- Rows from a dataset of charts and code -

____

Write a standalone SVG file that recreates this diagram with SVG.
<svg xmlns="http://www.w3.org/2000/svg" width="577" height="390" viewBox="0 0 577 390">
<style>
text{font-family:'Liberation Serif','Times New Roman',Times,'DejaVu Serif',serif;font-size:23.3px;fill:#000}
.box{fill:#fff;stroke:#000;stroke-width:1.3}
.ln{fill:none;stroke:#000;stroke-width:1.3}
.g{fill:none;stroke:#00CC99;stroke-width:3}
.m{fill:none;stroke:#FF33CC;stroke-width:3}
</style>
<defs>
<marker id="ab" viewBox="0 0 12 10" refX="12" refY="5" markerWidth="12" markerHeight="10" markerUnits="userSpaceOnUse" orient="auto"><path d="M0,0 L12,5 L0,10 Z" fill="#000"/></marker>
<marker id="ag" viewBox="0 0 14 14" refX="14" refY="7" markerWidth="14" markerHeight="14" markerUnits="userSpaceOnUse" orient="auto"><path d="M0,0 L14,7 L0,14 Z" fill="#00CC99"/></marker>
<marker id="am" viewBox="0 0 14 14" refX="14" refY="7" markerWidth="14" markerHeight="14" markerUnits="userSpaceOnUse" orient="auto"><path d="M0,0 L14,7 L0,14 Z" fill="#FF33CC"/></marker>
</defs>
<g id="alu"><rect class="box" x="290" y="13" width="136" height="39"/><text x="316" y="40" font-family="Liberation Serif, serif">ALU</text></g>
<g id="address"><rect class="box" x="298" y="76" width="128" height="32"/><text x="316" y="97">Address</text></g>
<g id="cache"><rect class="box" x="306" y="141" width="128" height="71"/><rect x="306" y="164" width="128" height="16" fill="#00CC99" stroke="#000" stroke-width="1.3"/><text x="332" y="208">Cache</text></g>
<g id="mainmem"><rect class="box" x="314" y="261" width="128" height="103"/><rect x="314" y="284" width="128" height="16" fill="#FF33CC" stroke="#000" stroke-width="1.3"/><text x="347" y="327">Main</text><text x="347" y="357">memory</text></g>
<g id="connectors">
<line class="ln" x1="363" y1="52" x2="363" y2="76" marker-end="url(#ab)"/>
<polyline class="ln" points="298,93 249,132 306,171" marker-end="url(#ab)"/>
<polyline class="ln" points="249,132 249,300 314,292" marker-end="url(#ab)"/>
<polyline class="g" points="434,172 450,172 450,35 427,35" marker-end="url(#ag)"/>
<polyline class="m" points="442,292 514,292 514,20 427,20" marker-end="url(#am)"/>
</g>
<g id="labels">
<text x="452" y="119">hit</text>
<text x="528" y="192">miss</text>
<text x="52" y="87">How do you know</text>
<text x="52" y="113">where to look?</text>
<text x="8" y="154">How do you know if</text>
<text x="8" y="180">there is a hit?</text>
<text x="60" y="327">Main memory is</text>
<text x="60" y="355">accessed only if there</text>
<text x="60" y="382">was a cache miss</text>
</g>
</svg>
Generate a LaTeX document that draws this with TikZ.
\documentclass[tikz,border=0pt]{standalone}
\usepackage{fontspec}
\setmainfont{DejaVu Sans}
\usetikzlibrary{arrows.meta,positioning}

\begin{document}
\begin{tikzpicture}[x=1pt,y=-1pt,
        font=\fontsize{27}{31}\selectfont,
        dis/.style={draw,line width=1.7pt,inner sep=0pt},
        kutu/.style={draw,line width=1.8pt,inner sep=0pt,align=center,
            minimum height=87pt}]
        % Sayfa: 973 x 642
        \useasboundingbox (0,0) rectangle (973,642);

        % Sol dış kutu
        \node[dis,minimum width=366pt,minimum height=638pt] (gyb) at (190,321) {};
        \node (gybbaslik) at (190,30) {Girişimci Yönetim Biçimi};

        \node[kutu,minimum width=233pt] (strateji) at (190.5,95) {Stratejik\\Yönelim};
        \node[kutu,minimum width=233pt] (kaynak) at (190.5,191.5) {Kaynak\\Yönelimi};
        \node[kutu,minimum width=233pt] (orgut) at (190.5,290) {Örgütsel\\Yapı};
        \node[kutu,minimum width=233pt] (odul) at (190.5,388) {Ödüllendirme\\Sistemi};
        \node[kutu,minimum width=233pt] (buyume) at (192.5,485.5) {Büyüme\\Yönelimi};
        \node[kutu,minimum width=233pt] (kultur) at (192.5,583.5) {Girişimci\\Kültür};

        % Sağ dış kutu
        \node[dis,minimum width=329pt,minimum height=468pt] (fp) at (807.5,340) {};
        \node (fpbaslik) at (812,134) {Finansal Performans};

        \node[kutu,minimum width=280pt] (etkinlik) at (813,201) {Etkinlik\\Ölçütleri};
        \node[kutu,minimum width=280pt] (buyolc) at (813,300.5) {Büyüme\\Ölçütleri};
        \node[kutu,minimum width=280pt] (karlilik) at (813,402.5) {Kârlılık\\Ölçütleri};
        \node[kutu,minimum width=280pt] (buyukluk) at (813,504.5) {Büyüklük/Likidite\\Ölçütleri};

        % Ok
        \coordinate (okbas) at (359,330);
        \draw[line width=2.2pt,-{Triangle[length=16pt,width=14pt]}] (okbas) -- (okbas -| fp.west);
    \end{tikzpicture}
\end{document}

____

- YOUR OBJECTIVE -
Transcribe every line of the data, exactly as it stands.

- FINISHED EXERCISE -
Write a standalone SVG file that recreates this diagram with SVG.
<svg xmlns="http://www.w3.org/2000/svg" width="577" height="390" viewBox="0 0 577 390">
<style>
text{font-family:'Liberation Serif','Times New Roman',Times,'DejaVu Serif',serif;font-size:23.3px;fill:#000}
.box{fill:#fff;stroke:#000;stroke-width:1.3}
.ln{fill:none;stroke:#000;stroke-width:1.3}
.g{fill:none;stroke:#00CC99;stroke-width:3}
.m{fill:none;stroke:#FF33CC;stroke-width:3}
</style>
<defs>
<marker id="ab" viewBox="0 0 12 10" refX="12" refY="5" markerWidth="12" markerHeight="10" markerUnits="userSpaceOnUse" orient="auto"><path d="M0,0 L12,5 L0,10 Z" fill="#000"/></marker>
<marker id="ag" viewBox="0 0 14 14" refX="14" refY="7" markerWidth="14" markerHeight="14" markerUnits="userSpaceOnUse" orient="auto"><path d="M0,0 L14,7 L0,14 Z" fill="#00CC99"/></marker>
<marker id="am" viewBox="0 0 14 14" refX="14" refY="7" markerWidth="14" markerHeight="14" markerUnits="userSpaceOnUse" orient="auto"><path d="M0,0 L14,7 L0,14 Z" fill="#FF33CC"/></marker>
</defs>
<g id="alu"><rect class="box" x="290" y="13" width="136" height="39"/><text x="316" y="40" font-family="Liberation Serif, serif">ALU</text></g>
<g id="address"><rect class="box" x="298" y="76" width="128" height="32"/><text x="316" y="97">Address</text></g>
<g id="cache"><rect class="box" x="306" y="141" width="128" height="71"/><rect x="306" y="164" width="128" height="16" fill="#00CC99" stroke="#000" stroke-width="1.3"/><text x="332" y="208">Cache</text></g>
<g id="mainmem"><rect class="box" x="314" y="261" width="128" height="103"/><rect x="314" y="284" width="128" height="16" fill="#FF33CC" stroke="#000" stroke-width="1.3"/><text x="347" y="327">Main</text><text x="347" y="357">memory</text></g>
<g id="connectors">
<line class="ln" x1="363" y1="52" x2="363" y2="76" marker-end="url(#ab)"/>
<polyline class="ln" points="298,93 249,132 306,171" marker-end="url(#ab)"/>
<polyline class="ln" points="249,132 249,300 314,292" marker-end="url(#ab)"/>
<polyline class="g" points="434,172 450,172 450,35 427,35" marker-end="url(#ag)"/>
<polyline class="m" points="442,292 514,292 514,20 427,20" marker-end="url(#am)"/>
</g>
<g id="labels">
<text x="452" y="119">hit</text>
<text x="528" y="192">miss</text>
<text x="52" y="87">How do you know</text>
<text x="52" y="113">where to look?</text>
<text x="8" y="154">How do you know if</text>
<text x="8" y="180">there is a hit?</text>
<text x="60" y="327">Main memory is</text>
<text x="60" y="355">accessed only if there</text>
<text x="60" y="382">was a cache miss</text>
</g>
</svg>
Generate a LaTeX document that draws this with TikZ.
\documentclass[tikz,border=0pt]{standalone}
\usepackage{fontspec}
\setmainfont{DejaVu Sans}
\usetikzlibrary{arrows.meta,positioning}

\begin{document}
\begin{tikzpicture}[x=1pt,y=-1pt,
        font=\fontsize{27}{31}\selectfont,
        dis/.style={draw,line width=1.7pt,inner sep=0pt},
        kutu/.style={draw,line width=1.8pt,inner sep=0pt,align=center,
            minimum height=87pt}]
        % Sayfa: 973 x 642
        \useasboundingbox (0,0) rectangle (973,642);

        % Sol dış kutu
        \node[dis,minimum width=366pt,minimum height=638pt] (gyb) at (190,321) {};
        \node (gybbaslik) at (190,30) {Girişimci Yönetim Biçimi};

        \node[kutu,minimum width=233pt] (strateji) at (190.5,95) {Stratejik\\Yönelim};
        \node[kutu,minimum width=233pt] (kaynak) at (190.5,191.5) {Kaynak\\Yönelimi};
        \node[kutu,minimum width=233pt] (orgut) at (190.5,290) {Örgütsel\\Yapı};
        \node[kutu,minimum width=233pt] (odul) at (190.5,388) {Ödüllendirme\\Sistemi};
        \node[kutu,minimum width=233pt] (buyume) at (192.5,485.5) {Büyüme\\Yönelimi};
        \node[kutu,minimum width=233pt] (kultur) at (192.5,583.5) {Girişimci\\Kültür};

        % Sağ dış kutu
        \node[dis,minimum width=329pt,minimum height=468pt] (fp) at (807.5,340) {};
        \node (fpbaslik) at (812,134) {Finansal Performans};

        \node[kutu,minimum width=280pt] (etkinlik) at (813,201) {Etkinlik\\Ölçütleri};
        \node[kutu,minimum width=280pt] (buyolc) at (813,300.5) {Büyüme\\Ölçütleri};
        \node[kutu,minimum width=280pt] (karlilik) at (813,402.5) {Kârlılık\\Ölçütleri};
        \node[kutu,minimum width=280pt] (buyukluk) at (813,504.5) {Büyüklük/Likidite\\Ölçütleri};

        % Ok
        \coordinate (okbas) at (359,330);
        \draw[line width=2.2pt,-{Triangle[length=16pt,width=14pt]}] (okbas) -- (okbas -| fp.west);
    \end{tikzpicture}
\end{document}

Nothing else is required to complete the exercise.